Starting from three seed experiments (baseline, headspace, MTP), the tree branched into GPU NVDEC decode early — the engine identified CPU video decoding as the dominant bottleneck within the first few experiments. From there, it explored concurrency tuning, pipeline splitting, temporal windowing, and compute optimizations. Failed experiments (red nodes) include NVDEC oversubscription, torch.compile crashes, and GC management attempts. The best path runs through NVDEC decode → split demux/decode → subclip 2s → bf16 autocast → dedicated executors → consolidated optimal.

Remaining Headspace

Compute floor (CacheDataLoader)

29.8ms

Best achieved

153ms

Remaining headspace

~80%

Bottleneck

NVDEC hardware decode rate (~28 items/s/rank)
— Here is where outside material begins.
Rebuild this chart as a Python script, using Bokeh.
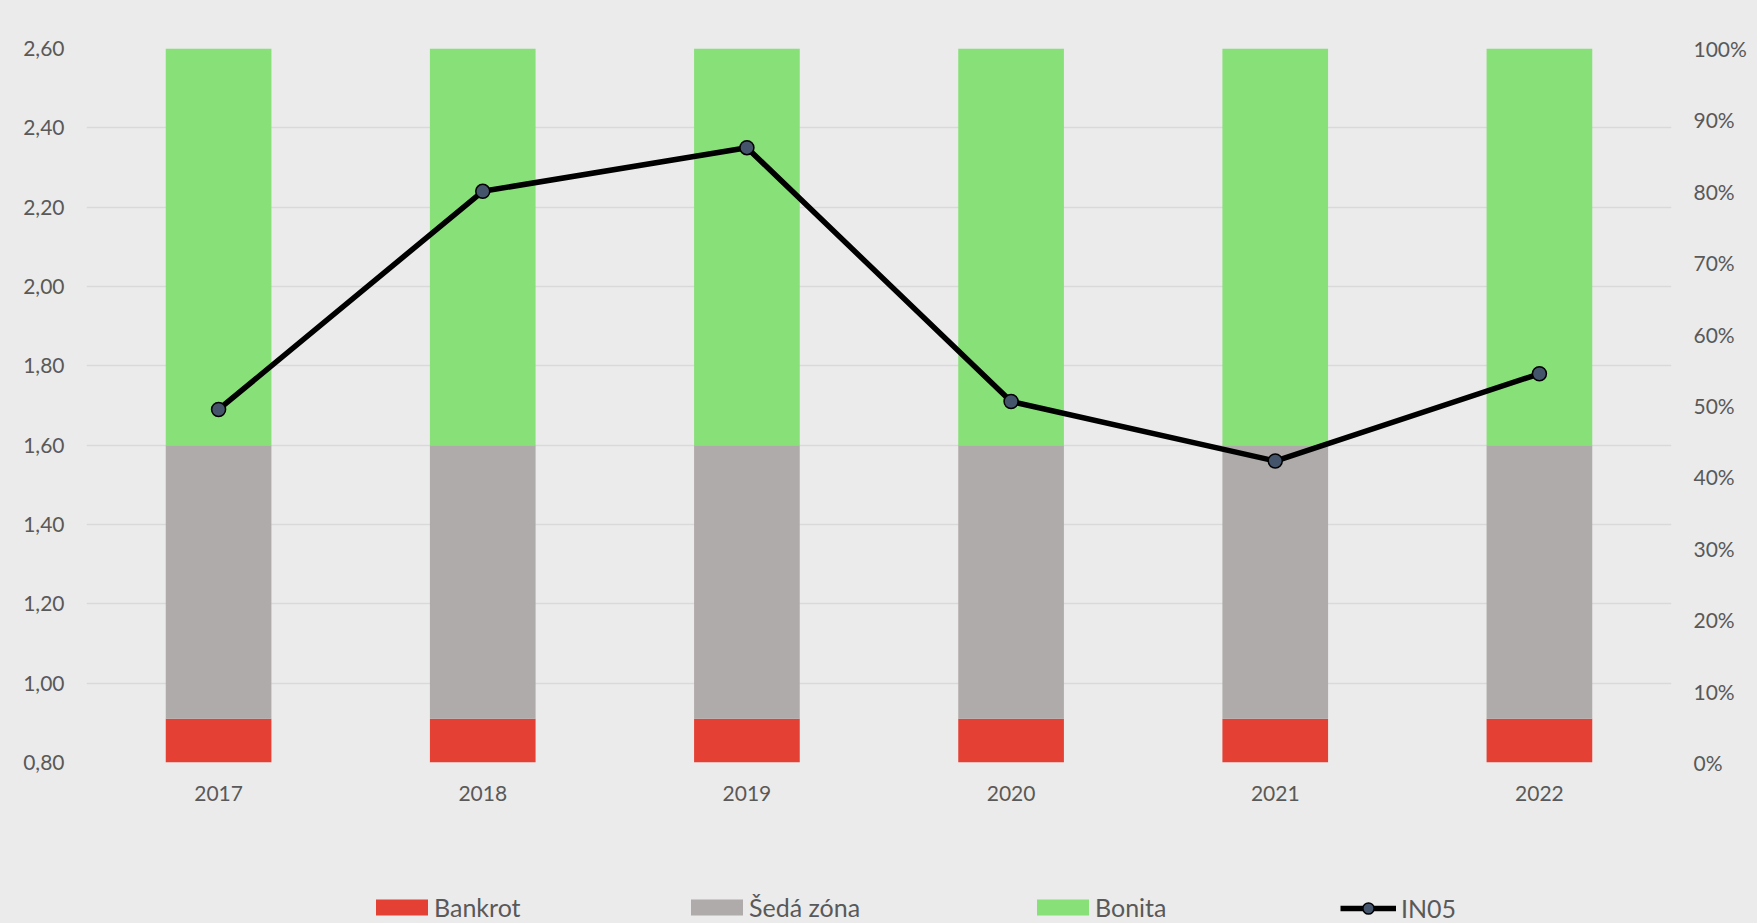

The 153ms result is at the NVDEC hardware throughput ceiling. Further improvement would require a fundamentally different approach to video decoding: a pre-decoded dataset, a codec with faster decode characteristics, multi-node decode distribution, or reduced spatial resolution.

Experiment Statistics

Total experiments

120

Completed

89

Failed (job stalled)

5

Failed (runtime error)

17

Failed (planning)

4

Failed (analysis)

1

Kept improvements

12

Total nodes explored

116

The engine ran 120 experiments over approximately 23 hours with up to 4 concurrent jobs. Of the 89 that completed successfully, 12 produced kept improvements — a 13% hit rate on completed experiments. The 31 failures are a natural part of the search: the engine tries aggressive configurations (high NVDEC oversubscription, torch.compile with CUDA graphs, GC tuning) knowing that some will crash. Each failure narrows the search space and informs subsequent planning.